We need to listen to the views and concerns of those directly impacted by this bill and the former laws that result in unjust treatment and experiences of many. This injustice is something we cannot deny or take away, but we can act to remove the historical records they have. If those records are not removed, they will continue to impact negatively on our fellow Tasmanians. Those with this personal experience, and their loved ones, are the only ones who really understand this impact. We do not understand the personal impact or cost, so we must listen to them.
I acknowledge the immense and often hidden pain caused by those laws and again I offer my apology for that pain and suffering. I apologise to the LGBTI members of our community and their families who are hurt and negatively impacted by convictions recorded as a result of these laws. I am sorry they have faced this unjust law and its impact for so many years.

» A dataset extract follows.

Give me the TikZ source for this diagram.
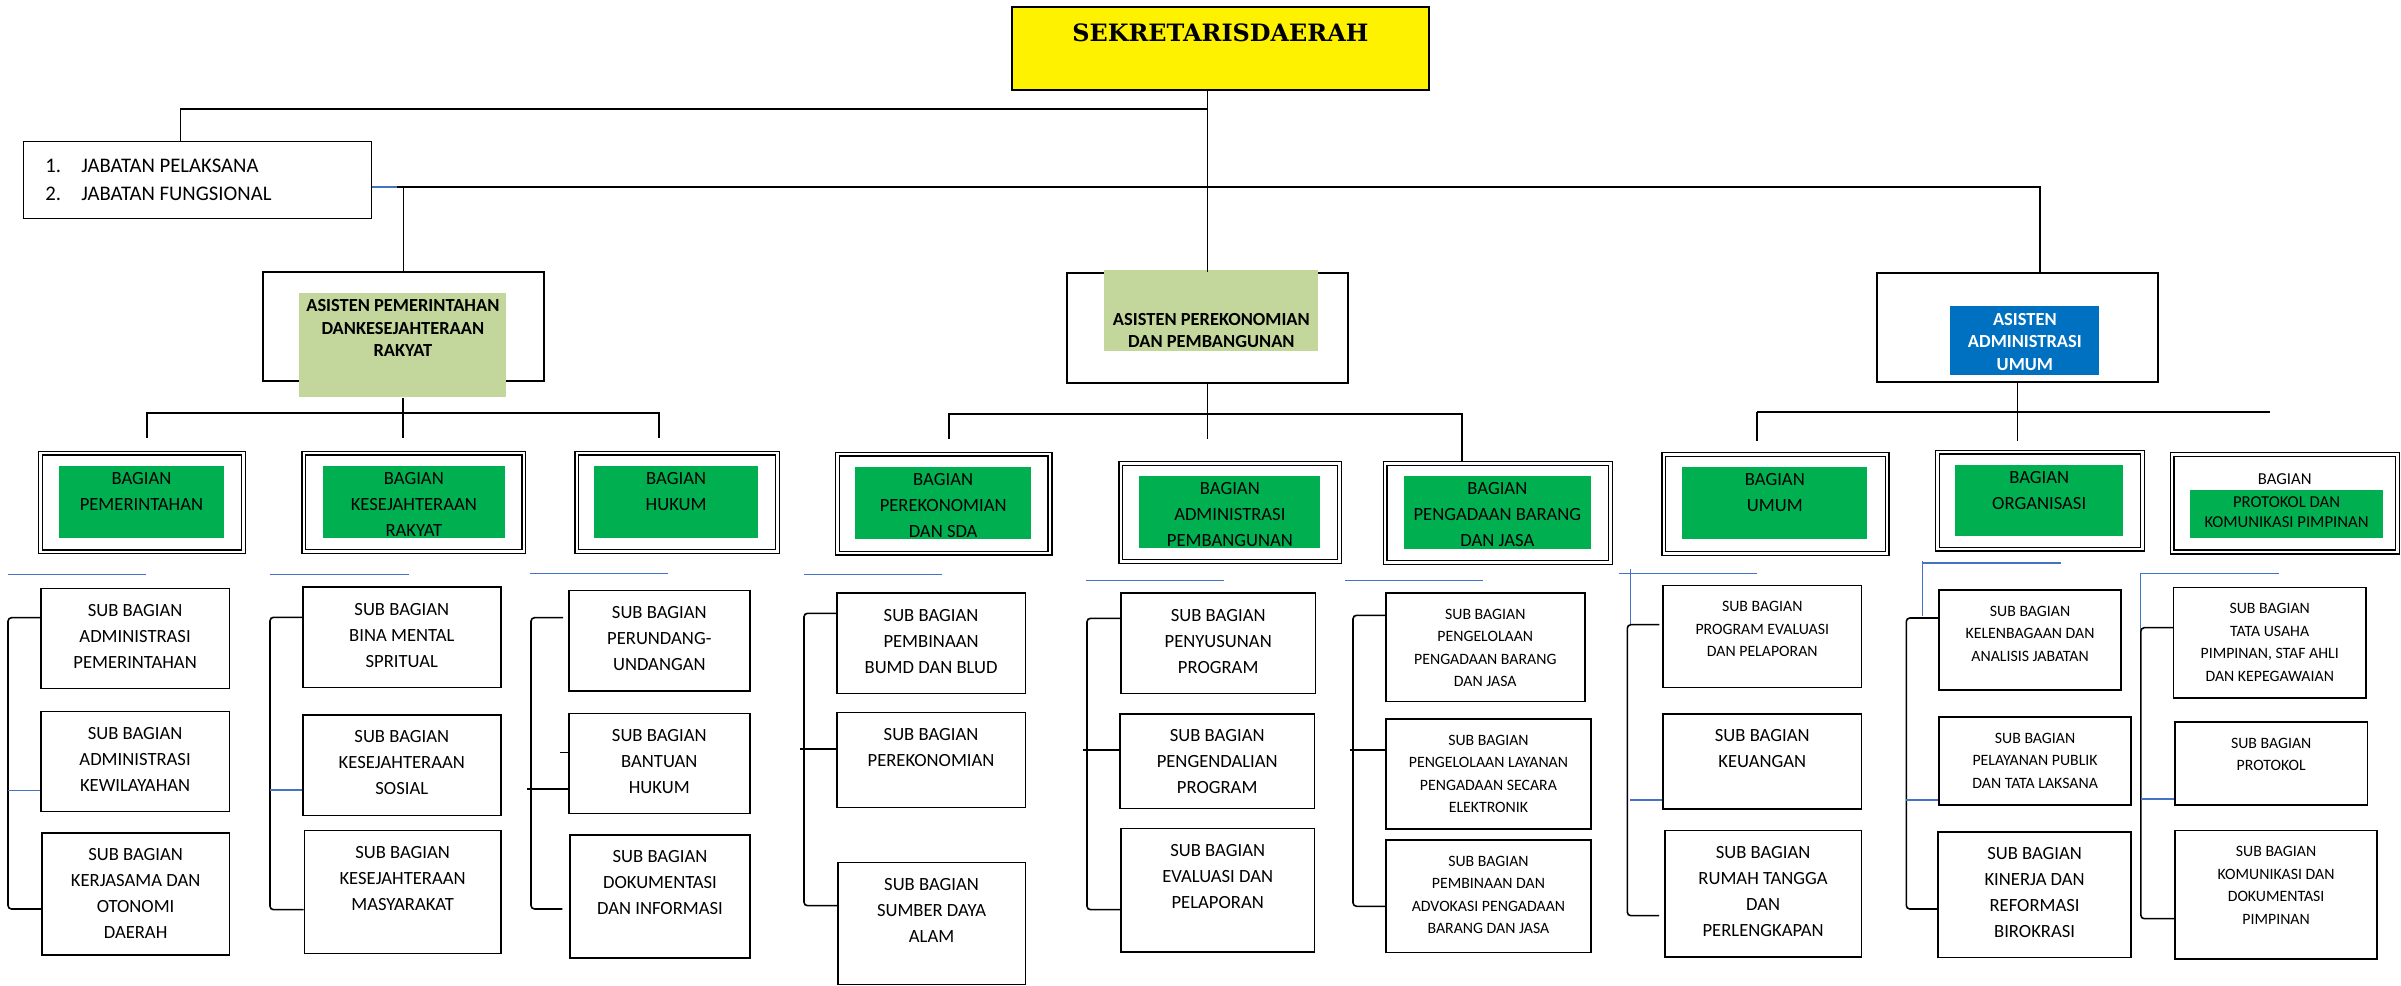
\documentclass[tikz,border=0pt]{standalone}
\usepackage{fontspec}
\setmainfont{Carlito}
\newfontfamily\titlefont{DejaVu Serif}
\usetikzlibrary{calc}
\definecolor{bggreen}{HTML}{00B050}
\definecolor{asgreen}{HTML}{C3D69B}
\definecolor{asblue}{HTML}{0070C0}
\definecolor{lnblue}{HTML}{4472C4}
\newcommand{\normsub}{\fontsize{10.6}{14.8}\selectfont}
\newcommand{\smallsub}{\fontsize{9}{12.8}\selectfont}

\begin{document}
\begin{tikzpicture}[x=0.02cm, y=-0.02cm]
  \tikzset{wh/.style 2 args={minimum width=#1*0.02cm, minimum height=#2*0.02cm},
    plain/.style={anchor=north west, inner sep=0pt},
    subbox/.style={plain, draw, line width=0.9pt},
    subtext/.style={anchor=north, yshift=-0.33cm, align=center, inner sep=0pt, font=\normsub},
    subsmall/.style={subtext, font=\smallsub},
    frame/.style={plain, draw, double, line width=0.7pt, double distance=1.5pt},
    bagian/.style={plain, fill=bggreen},
    bagtext/.style={anchor=north, yshift=-0.12cm, align=center, inner sep=0pt, font=\normsub},
    asbox/.style={plain, draw, line width=0.9pt},
    astext/.style={anchor=north, align=center, inner sep=0pt, font=\bfseries\fontsize{10.5}{12.8}\selectfont},
    bar/.style={line width=0.9pt},
    hook/.style={line width=0.9pt, rounded corners=2pt},
    blueline/.style={draw=lnblue, line width=0.7pt}}
  \useasboundingbox (0,0) rectangle (2401,986);

  % Top
  \node[plain, draw, line width=1pt, fill=yellow, wh={417}{83},
    label={[anchor=north, yshift=-0.34cm, inner sep=0pt, font=\titlefont\bfseries\fontsize{13.6}{16}\selectfont]north:SEKRETARISDAERAH}] (sekda) at (1011,6) {};
  \node[plain, draw, line width=0.75pt, wh={348}{77},
    label={[anchor=north west, xshift=0.44cm, yshift=-0.356cm, align=left, inner sep=0pt, font=\fontsize{11.8}{15.8}\selectfont]north west:\makebox[0.72cm][l]{1.}JABATAN PELAKSANA\\\makebox[0.72cm][l]{2.}JABATAN FUNGSIONAL}] (jab) at (23,141) {};

  % Asisten
  \node[asbox, wh={281}{109}] (asA) at (262,271) {};
  \node[plain, fill=asgreen, wh={207}{104},
    label={[astext, yshift=-0.13cm]north:ASISTEN PEMERINTAHAN\\DANKESEJAHTERAAN\\RAKYAT}] (asAf) at (299,293) {};
  \node[asbox, wh={281}{110}] (asB) at (1066,272) {};
  \node[plain, fill=asgreen, wh={214}{81},
    label={[astext, yshift=-0.86cm]north:ASISTEN PEREKONOMIAN\\DAN PEMBANGUNAN}] (asBf) at (1104,270) {};
  \node[asbox, wh={281}{109}] (asC) at (1876,272) {};
  \node[plain, fill=asblue, wh={149}{69},
    label={[astext, text=white, yshift=-0.135cm]north:ASISTEN\\ADMINISTRASI\\UMUM}] (asCf) at (1950,306) {};

  % Top connectors
  \coordinate (t0) at (1207,109);
  \coordinate (t1) at (397,187);
  \coordinate (t2) at (2040,187);
  \draw[bar] (sekda.south -| asB.north) -- (asB.north);
  \draw[bar] (t0) -| ([xshift=-0.34cm]jab.north);
  \draw[blueline] (jab.east |- t1) -- (t1);
  \draw[bar] (t1) -- (t2) -- (t2 |- asC.north);
  \draw[bar] (t1 -| asA.north) -- (asA.north);

  % Bagian
  \node[frame, wh={203}{98.8}] (fA1) at (40,452.5) {};
  \node[bagian, wh={164.8}{71.7}, label={[bagtext]north:BAGIAN\\PEMERINTAHAN}] (bA1) at (58.7,466) {};
  \node[frame, wh={220}{98.5}] (fA2) at (303.2,452.5) {};
  \node[bagian, wh={182.2}{71.7}, label={[bagtext]north:BAGIAN\\KESEJAHTERAAN\\RAKYAT}] (bA2) at (322.4,466) {};
  \node[frame, wh={200.6}{98.5}] (fA3) at (576.2,452.5) {};
  \node[bagian, wh={163.6}{71.7}, label={[bagtext]north:BAGIAN\\HUKUM}] (bA3) at (594,466) {};
  \node[frame, wh={212.4}{99}] (fB1) at (837,453.5) {};
  \node[bagian, wh={175.6}{71.7}, label={[bagtext]north:BAGIAN\\PEREKONOMIAN\\DAN SDA}] (bB1) at (855,467) {};
  \node[frame, wh={218.6}{98.2}] (fB2) at (1120.2,463) {};
  \node[bagian, wh={181}{71.7}, label={[bagtext]north:BAGIAN\\ADMINISTRASI\\PEMBANGUNAN}] (bB2) at (1139,476) {};
  \node[frame, wh={225.6}{98.6}] (fB3) at (1384.5,463.2) {};
  \node[bagian, wh={187.4}{72.6}, label={[bagtext]north:BAGIAN\\PENGADAAN BARANG\\DAN JASA}] (bB3) at (1403.3,475.7) {};
  \node[frame, wh={223.3}{98.6}] (fC1) at (1663.2,454) {};
  \node[bagian, wh={185}{72}, label={[bagtext]north:BAGIAN\\UMUM}] (bC1) at (1682,467) {};
  \node[frame, wh={205}{97}] (fC2) at (1937,451.5) {};
  \node[bagian, wh={167.7}{70.7}, label={[bagtext]north:BAGIAN\\ORGANISASI}] (bC2) at (1955,465) {};
  \node[frame, wh={225.3}{97.4},
    label={[anchor=north, yshift=-0.38cm, inner sep=0pt, font=\fontsize{9.5}{11.2}\selectfont]north:BAGIAN}] (fC3) at (2171.5,454) {};
  \node[bagian, wh={192.3}{48},
    label={[bagtext, yshift=-0.02cm, font=\fontsize{9.5}{11.2}\selectfont]north:PROTOKOL DAN\\KOMUNIKASI PIMPINAN}] (bC3) at (2190,489.3) {};

  % Asisten to bagian
  \coordinate (pA) at (403,413);
  \coordinate (dA1) at (147,438);
  \coordinate (dA3) at (659,438);
  \draw[bar] (asAf.south) -- (asAf.south |- dA1);
  \draw[bar] (dA1) |- (pA) -| (dA3);
  \coordinate (pB) at (1207,414);
  \coordinate (dB1) at (949,439);
  \coordinate (dB3) at (1462,461);
  \draw[bar] (asB.south) -- (asB.south |- dB1);
  \draw[bar] (dB1) |- (pB) -| (dB3);
  \coordinate (cL) at (1757,412);
  \coordinate (cR) at (2270,412);
  \coordinate (dC1) at (1757,441);
  \draw[bar] (cL) -- (cR);
  \draw[bar] (cL) -- (dC1);
  \draw[bar] (asC.south) -- (asC.south |- dC1);

  % Sub bagian - Pemerintahan
  \node[subbox, wh={188.6}{100}, label={[subtext]north:SUB BAGIAN\\ADMINISTRASI\\PEMERINTAHAN}] (sA11) at (40,587.7) {};
  \node[subbox, wh={188.6}{100}, label={[subtext]north:SUB BAGIAN\\ADMINISTRASI\\KEWILAYAHAN}] (sA12) at (40,710.7) {};
  \node[subbox, wh={187.6}{122}, label={[subtext]north:SUB BAGIAN\\KERJASAMA DAN\\OTONOMI\\DAERAH}] (sA13) at (41,832) {};
  \draw[blueline] ($(sA11.north west)+(-32,-13)$) -- ++(138,0);
  \draw[hook] ($(sA11.north west)+(0,30)$) -- ++(-32,0) |- ($(sA13.north west)+(0,77)$);
  \draw[blueline] ($(sA12.north west)+(0,80)$) -- ++(-32,0);

  % Sub bagian - Kesejahteraan Rakyat
  \node[subbox, wh={198}{100.4}, label={[subtext]north:SUB BAGIAN\\BINA MENTAL\\SPRITUAL}] (sA21) at (302,586.3) {};
  \node[subbox, wh={198}{100.7}, label={[subtext]north:SUB BAGIAN\\KESEJAHTERAAN\\SOSIAL}] (sA22) at (302,714) {};
  \node[subbox, wh={196.4}{123}, label={[subtext]north:SUB BAGIAN\\KESEJAHTERAAN\\MASYARAKAT}] (sA23) at (303.6,829.7) {};
  \draw[blueline] ($(sA21.north west)+(-32,-12)$) -- ++(139,0);
  \draw[hook] ($(sA21.north west)+(0,31)$) -- ++(-32,0) |- ($(sA23.north west)+(0,80)$);
  \draw[blueline] ($(sA22.north west)+(0,76)$) -- ++(-32,0);

  % Sub bagian - Hukum
  \node[subbox, wh={181}{100.3}, label={[subtext]north:SUB BAGIAN\\PERUNDANG-\\UNDANGAN}] (sA31) at (568,589.7) {};
  \node[subbox, wh={181}{100}, label={[subtext]north:SUB BAGIAN\\BANTUAN\\HUKUM}] (sA32) at (568,712.7) {};
  \node[subbox, wh={179.6}{123.3}, label={[subtext]north:SUB BAGIAN\\DOKUMENTASI\\DAN INFORMASI}] (sA33) at (569.4,834) {};
  \draw[blueline] ($(sA31.north west)+(-38,-16)$) -- ++(138,0);
  \draw[hook] ($(sA31.north west)+(-5,28)$) -- ++(-32,0) |- ($(sA33.north west)+(-7,75)$);
  \draw[bar, line width=1.1pt] ($(sA32.north west)+(0,76)$) -- ++(-41.5,0);
  \draw[bar] ($(sA32.north west)+(0,40)$) -- ++(-8,0);

  % Sub bagian - Perekonomian dan SDA
  \node[subbox, wh={188.5}{100.4}, label={[subtext]north:SUB BAGIAN\\PEMBINAAN\\BUMD DAN BLUD}] (sB11) at (836,592.3) {};
  \node[subbox, wh={188.5}{95}, label={[subtext]north:SUB BAGIAN\\PEREKONOMIAN}] (sB12) at (836,711.7) {};
  \node[subbox, wh={187.5}{122}, label={[subtext]north:SUB BAGIAN\\SUMBER DAYA\\ALAM}] (sB13) at (837,861.7) {};
  \draw[blueline] ($(sB11.north west)+(-32,-18)$) -- ++(138,0);
  \draw[hook] ($(sB11.north west)+(0,21)$) -- ++(-32,0) |- ($(sB13.north west)+(0,44)$);
  \draw[bar, line width=1.1pt] ($(sB12.north west)+(0,37)$) -- ++(-36,0);

  % Sub bagian - Administrasi Pembangunan
  \node[subbox, wh={194.8}{100.4}, label={[subtext]north:SUB BAGIAN\\PENYUSUNAN\\PROGRAM}] (sB21) at (1120,592.3) {};
  \node[subbox, wh={194.8}{94.7}, label={[subtext]north:SUB BAGIAN\\PENGENDALIAN\\PROGRAM}] (sB22) at (1119,713) {};
  \node[subbox, wh={193.8}{123.3}, label={[subtext]north:SUB BAGIAN\\EVALUASI DAN\\PELAPORAN}] (sB23) at (1120,827.7) {};
  \draw[blueline] ($(sB21.north west)+(-34,-12)$) -- ++(138,0);
  \draw[hook] ($(sB21.north west)+(0,26)$) -- ++(-33,0) |- ($(sB23.north west)+(0,82)$);
  \draw[bar, line width=1.1pt] ($(sB22.north west)+(0,37)$) -- ++(-36,0);

  % Sub bagian - Pengadaan Barang dan Jasa
  \node[subbox, wh={199}{108.4}, label={[subsmall]north:SUB BAGIAN\\PENGELOLAAN\\PENGADAAN BARANG\\DAN JASA}] (sB31) at (1385,592.3) {};
  \node[subbox, wh={205.3}{109.7}, label={[subsmall]north:SUB BAGIAN\\PENGELOLAAN LAYANAN\\PENGADAAN SECARA\\ELEKTRONIK}] (sB32) at (1385,718.3) {};
  \node[subbox, wh={205.3}{112.4}, label={[subsmall]north:SUB BAGIAN\\PEMBINAAN DAN\\ADVOKASI PENGADAAN\\BARANG DAN JASA}] (sB33) at (1385,839.3) {};
  \draw[blueline] ($(sB31.north west)+(-40,-12)$) -- ++(138,0);
  \draw[hook] ($(sB31.north west)+(0,23)$) -- ++(-32,0) |- ($(sB33.north west)+(0,67)$);
  \draw[bar, line width=1.1pt] ($(sB32.north west)+(0,32)$) -- ++(-35.5,0);

  % Sub bagian - Umum
  \node[subbox, wh={198.3}{102}, label={[subsmall]north:SUB BAGIAN\\PROGRAM EVALUASI\\DAN PELAPORAN}] (sC11) at (1662.3,584.7) {};
  \node[subbox, wh={198.3}{95.3}, label={[subtext]north:SUB BAGIAN\\KEUANGAN}] (sC12) at (1662.3,713) {};
  \node[subbox, wh={196.6}{126.3}, label={[subtext]north:SUB BAGIAN\\RUMAH TANGGA\\DAN\\PERLENGKAPAN}] (sC13) at (1664,829.7) {};
  \draw[blueline] ($(sC11.north west)+(-43,-11)$) -- ++(138,0);
  \draw[blueline] ($(sC11.north west)+(-32,-16)$) -- ++(0,56);
  \draw[hook] ($(sC11.north west)+(-3,40)$) -- ++(-32,0) |- ($(sC13.north west)+(-5,86)$);
  \draw[blueline] ($(sC12.north west)+(0,87)$) -- ++(-32,0);

  % Sub bagian - Organisasi
  \node[subbox, wh={182}{100}, label={[subsmall]north:SUB BAGIAN\\KELENBAGAAN DAN\\ANALISIS JABATAN}] (sC21) at (1938.3,589) {};
  \node[subbox, wh={192}{88.3}, label={[subsmall]north:SUB BAGIAN\\PELAYANAN PUBLIK\\DAN TATA LAKSANA}] (sC22) at (1938.3,716) {};
  \node[subbox, wh={193}{125.7}, label={[subtext]north:SUB BAGIAN\\KINERJA DAN\\REFORMASI\\BIROKRASI}] (sC23) at (1937.3,831) {};
  \draw[blueline] ($(sC21.north west)+(-16,-26)$) -- ++(139,0);
  \draw[blueline] ($(sC21.north west)+(-16,-28)$) -- ++(0,55);
  \draw[hook] ($(sC21.north west)+(0,29)$) -- ++(-32,0) |- ($(sC23.north west)+(0,78)$);
  \draw[blueline] ($(sC22.north west)+(0,84)$) -- ++(-32,0);

  % Sub bagian - Protokol dan Komunikasi Pimpinan
  \node[subbox, wh={192.2}{110.6}, label={[subsmall]north:SUB BAGIAN\\TATA USAHA\\PIMPINAN, STAF AHLI\\DAN KEPEGAWAIAN}] (sC31) at (2172.8,586.7) {};
  \node[subbox, wh={192.2}{83.3}, label={[subsmall]north:SUB BAGIAN\\PROTOKOL}] (sC32) at (2174.3,721) {};
  \node[subbox, wh={202}{128.6}, label={[subsmall]north:SUB BAGIAN\\KOMUNIKASI DAN\\DOKUMENTASI\\PIMPINAN}] (sC33) at (2174.3,829.7) {};
  \draw[blueline] ($(sC31.north west)+(-32,-13)$) -- ++(138,0);
  \draw[blueline] ($(sC31.north west)+(-32,-14)$) -- ++(0,57);
  \draw[hook] ($(sC31.north west)+(0,41)$) -- ++(-32,0) |- ($(sC33.north west)+(0,89)$);
  \draw[blueline] ($(sC32.north west)+(0,78)$) -- ++(-33,0);
\end{tikzpicture}
\end{document}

I again offer my apology to those who were arrested, jailed, disgraced, ostracised, harassed, hounded, driven out or driven to their deaths. I am very sorry this was the outcome of these laws. I also regret that Tasmania was the last state to repeal the laws against consensual sex between men and against cross-dressing. I hope that all those who have been hurt can find it in themselves to accept it and forgive as we look to the future, as well as acknowledging the past. Again, I want to remind Tasmanians who are gay, lesbian, bisexual, transgender or intersex that we embrace them as worthy Tasmanians; they are welcome and wanted. I hope this prejudice and ignorance never divides us again and we can live in a respectful, inclusive, supporting and welcoming state for all Tasmanians and those who choose to travel here and live here. This is the state of which I am, and will be proud to be, an elected representative.
Mr President, I support the bill and the second reading to progress the bill into the Committee stage.